Nor does Petitioner's issue fall under an exception to the mootness doctrine. The issue here is not whether § 24-13-40 granted the plea court discretion in awarding credit for time served under house arrest (it did), but whether Miles' counsel was ineffective in not asking for the credit on Miles' behalf. No ruling we could issue would have any practical effect on Miles, who has fully served the sentence imposed and pointed to no remaining collateral effect of the sentence he received that gives rise to a justiciable controversy. Miles' claim is therefore not a statutory interpretation question which evades judicial review. See State v. Simpson, 429 S.C. 83, 88-89, 837 S.E.2d 669, 672 (Ct. App. 2020) (finding "that the sentencing question raised . . . [was] capable of repetition yet generally evades review in that the suspension of mandatory minimum sentences continues to occur in circuit court, but due to the duration of the home detention or probationary portions of such sentences, the question presented here generally evades review"); Hayes v.
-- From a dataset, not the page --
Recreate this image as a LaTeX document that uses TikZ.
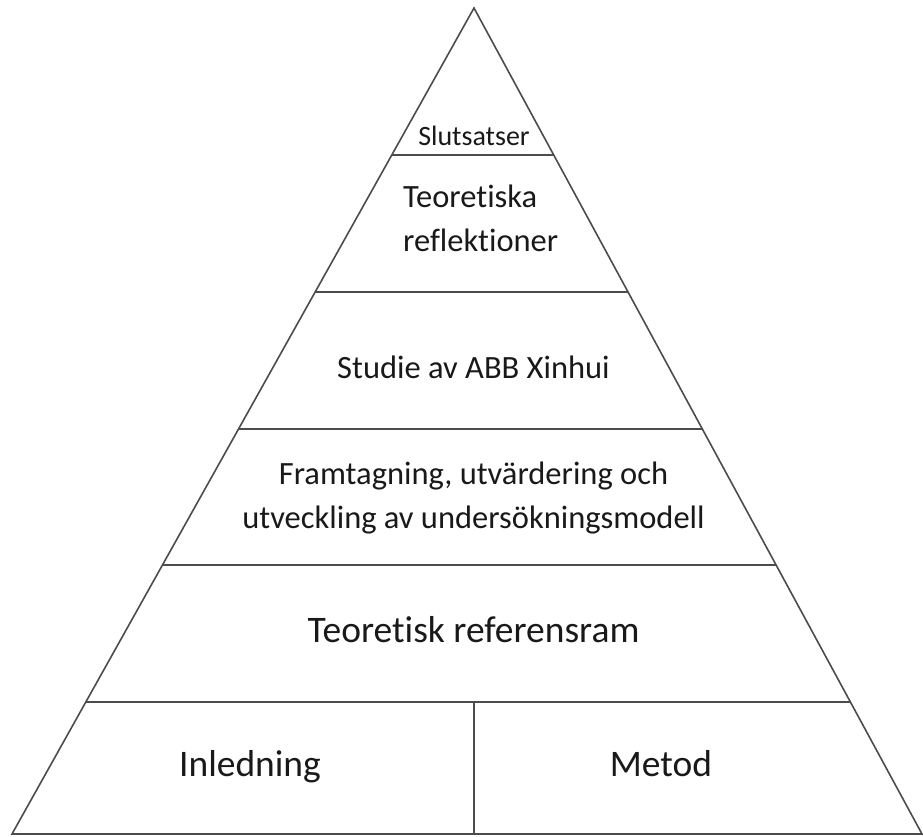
\documentclass[tikz,border=0pt]{standalone}
\usepackage{fontspec}
\setmainfont{Carlito}[Ligatures={NoCommon}]
\usetikzlibrary{calc}
\begin{document}
\begin{tikzpicture}[x=1pt,y=-1pt,
  edge/.style={line width=1.6pt, draw=black!70, line join=miter},
  tier/.style={text=black!90, inner sep=0pt},
  small/.style={font=\fontsize{28}{34}\selectfont},
  mid/.style={font=\fontsize{32.5}{43.5}\selectfont},
  big/.style={font=\fontsize{37.5}{45}\selectfont}]
\useasboundingbox (0,0) rectangle (923,836);
% corners of the pyramid
\coordinate (apex) at (474,8);
\coordinate (bl) at (12,834);
\coordinate (br) at (922,834);
% ends of the tier boundaries on the two slanted edges
\foreach \n/\t in {1/0.1780,2/0.3438,3/0.5097,4/0.6743,5/0.8402}{
  \coordinate (l\n) at ($(apex)!\t!(bl)$);
  \coordinate (r\n) at ($(apex)!\t!(br)$);
}
\coordinate (divtop) at (apex |- l5);
\coordinate (divbot) at (apex |- bl);
% outline, tier boundaries and the split of the base tier
\draw[edge] (apex) -- (bl) -- (br) -- cycle;
\foreach \n in {1,...,5} \draw[edge] (l\n) -- (r\n);
\draw[edge] (divtop) -- (divbot);
% tier labels (multi-line nodes sit on the baseline of their last line)
\node[tier,small,anchor=base] (slut) at (474,145) {Slutsatser};
\node[tier,mid,anchor=base west,align=left] (teorefl) at (403,251) {Teoretiska\\reflektioner};
\node[tier,mid,anchor=base] (studie) at (473.5,378) {Studie av ABB Xinhui};
\node[tier,mid,anchor=base,align=center] (framt) at (473.5,528) {Framtagning, utvärdering och\\utveckling av undersökningsmodell};
\node[tier,big,anchor=base] (teoref) at (473.5,642) {Teoretisk referensram};
\node[tier,big,anchor=base] (inled) at (250,776) {Inledning};
\node[tier,big,anchor=base] (metod) at (661,776) {Metod};
\end{tikzpicture}
\end{document}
State, 413 S.C. 553, 558, 777 S.E.2d 6, 9 (Ct. App. 2015) (taking jurisdiction, despite mootness, because the issue of whether the Department of Probation, Parole and Pardon Services (DPPPS) misapplied the plain language of the statute explaining how prison time should be calculated was capable of repetition but evading review); Nelson v. Ozmint, 390 S.C. 432, 433-34, 702 S.E.2d 369, 370 (2010) (addressing moot issue of the DPPPS' calculation of the prisoner's sentence as not including good time credits or earned work credits because it was an issue that was capable of repetition, yet it would usually evade review). Therefore, Petitioner's application for PCR is
We decide this case without oral argument pursuant to Rule 215, SCACR.
GEATHERS and HILL, JJ., and LOCKEMY, A.J., concur.